Going beyond writing poetry, since you’ve done quite a bit of translation, what’s that process like?
The difference between writing and translating, to me, is like the difference between choreographing and dancing (to someone else’s composition). On the one hand, you are free of the onus of original creation but on the other, you must perform it or transform it, as faithfully to the creator as possible. So while the work is being rendered through another body (or another tongue, in the case of translation), it must evoke the same emotion, conjure up the same world, that the original intended.

That’s what draws me to translation: the eagerness to bring that existing beauty and thought to another world with as much precision, attention and humility as possible. With the knowledge that it will never be quite the same, that some things will be lost; but with the hope that some things may also be found.

You’ve also been involved in collaborations like The Honey Hunter, a gorgeous children’s book where you wrote the story and French illustrator Joëlle Jolivet did the visuals. Any more collaborative work on the cards?
The Honey Hunter was one of the happiest adventures ever, and Joëlle and I would like to work together again. I’ve also been collaborating with another poet for some months now, and that’s been quite an extraordinary, invigorating experience.

Besides, all my dance writing is highly collaborative: to begin with, the writer knows that most of the text must be transmuted into other components (sets and music, movement and lighting, sometimes – as with DESH – animation).

Until the Lions has now been commissioned for an opera adaptation; I look forward to this because it will be a totally different experience. I am curious to see how a composer working with voices will want to mould the book into a libretto.

But what do you look for in a collaborator?
Collaborations are often instinctive. With Joëlle, for instance, I saw her animals and knew instantly that she would bring the phantasmagoric, often overtly visual, world of The Honey Hunter to life. After a year of looking for the right person, it took merely five seconds for realisation to strike. Of course, I was inordinately fortunate that she loved the story, the words; that she should want to bring it to life. That’s how it became a collaboration, and didn’t just stay a dream, thankfully.

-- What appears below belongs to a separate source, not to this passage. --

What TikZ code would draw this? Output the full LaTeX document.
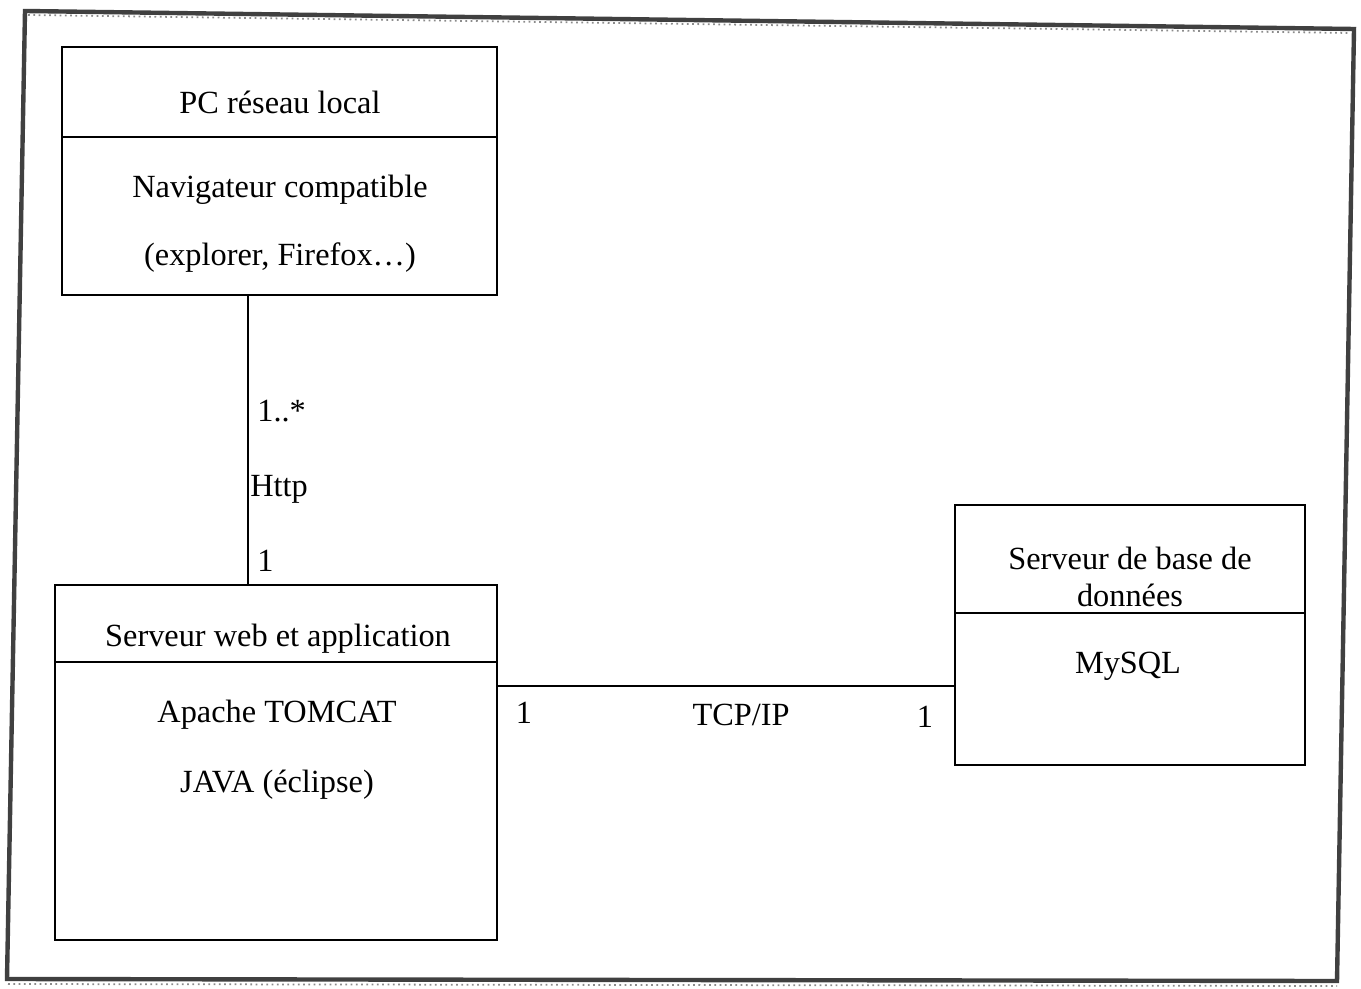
\documentclass[tikz,border=0pt]{standalone}
\usepackage{fontspec}
\setmainfont{Liberation Serif}
\usetikzlibrary{calc}
\begin{document}
\begin{tikzpicture}[
    x=0.02cm, y=-0.02cm,
    every node/.style={font=\fontsize{18.4}{21}\selectfont, align=center, inner sep=0pt},
    noeud/.style={draw, line width=0.8pt, inner sep=0pt},
    lien/.style={line width=0.8pt},
    mult/.style={font=\fontsize{18.4}{21}\selectfont}
]
  \useasboundingbox (0,0) rectangle (1361,989);
  % Cadre de la page scannee
  \draw[line width=2.5pt, color=black!75, line join=miter] (25,11) -- (1354,29) -- (1337,981) -- (7,979) -- cycle;
  \draw[line width=1pt, dotted, color=black!45] (28,15) -- (1350,33);
  \draw[line width=1pt, dotted, color=black!45] (8,984) -- (1337,986);

  % PC reseau local
  \node[noeud, minimum width=8.7cm, minimum height=4.96cm] (pc) at (279.5,171) {};
  \draw[lien] (pc.west |- 0,137) -- (pc.east |- 0,137);
  \node (pctitre) at (280,102) {PC réseau local};
  \node (nav) at (280,190) {Navigateur compatible};
  \node (navex) at (280,258) {(explorer, Firefox…)};

  % Serveur web et application
  \node[noeud, minimum width=8.84cm, minimum height=7.1cm] (web) at (276,762.5) {};
  \draw[lien] (web.west |- 0,662) -- (web.east |- 0,662);
  \node (webtitre) at (278,639) {Serveur web et application};
  \node (tomcat) at (277,715) {Apache TOMCAT};
  \node (java) at (277,785) {JAVA (éclipse)};

  % Serveur de base de donnees
  \node[noeud, minimum width=7cm, minimum height=5.2cm] (db) at (1130,635) {};
  \draw[lien] (db.west |- 0,613) -- (db.east |- 0,613);
  \node (dbtitre) at (1130,577) {Serveur de base de\\données};
  \node (mysql) at (1128,666) {MySQL};

  % Liaison Http
  \coordinate (http) at (248,0);
  \draw[lien] (pc.south -| http) -- (web.north -| http);
  \node[mult, anchor=west] (m1) at (257,411) {1..*};
  \node[mult, anchor=west] (proto1) at (250,489) {Http};
  \node[mult, anchor=west] (m2) at (257,561) {1};

  % Liaison TCP/IP
  \coordinate (tcp) at (0,686);
  \draw[lien] (web.east |- tcp) -- (db.west |- tcp);
  \node[mult] (m3) at (524,713) {1};
  \node[mult] (proto2) at (741,715) {TCP/IP};
  \node[mult] (m4) at (925,717) {1};
\end{tikzpicture}
\end{document}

Last question: what do you see as the role of poet in modern-day society?
That of any citizen. With the added awareness, perhaps, of what one could do with one’s voice if it is heard.

And while I consider all art-making as a political act, I do believe there should be no “shoulds”: far too much has become prescriptive in today’s world, and the first obligation of the imagination is to be true to itself. A fellow poet’s desire to write about the changing colours of dusk is as valid as another’s decision to remind us of mankind’s increasing exploitation of the planet; the urgency varies for us as readers, but the writer’s impetus should be her/his prerogative.

Habits: Resistance

I didn’t mean to I swear I didn’t mean to
write or call or recollect but out there prowls night
a dapper demented night satin slippers cloak
visor the works wielding sparking pain and a moon
a flammable moon in gloved hands set to ignite
belly marrow muscle pharynx scorch synapses
in a right cortex then snipe snipe with blithe intent
membranes on the nape of a neck for target practice
and plant thistles between ribs strafing the refrain
Quizas Quizas Quizas all along to vanish
survivors language longing learning the ground
underfoot thought will try and flee to you sane you

Six thousand miles south to a mound a metronomed
mound bedclothes and hand-woven dreams voice wrapped around
my absent chest hands flexed to draw and transfuse free
breath and will from four superconductive fingers
to lungs waterboarded by fire phlegm blood and fear
old fear hard to defuse and thumb stroke-stroke-stroking
a path away from safety into training camps
for shell-shocked conscriptees one where honourable
discharge is never an option and deserters
detained as long as the sun twelve billion years
of dapper demented night in satin slippers
with no more your voice nor fingers for sanity

There are days when I hate you for the endless battle
mine not yours that you sustain by reviving breath
I could hate you already for such a tomorrow
where you might not be to bookend this being.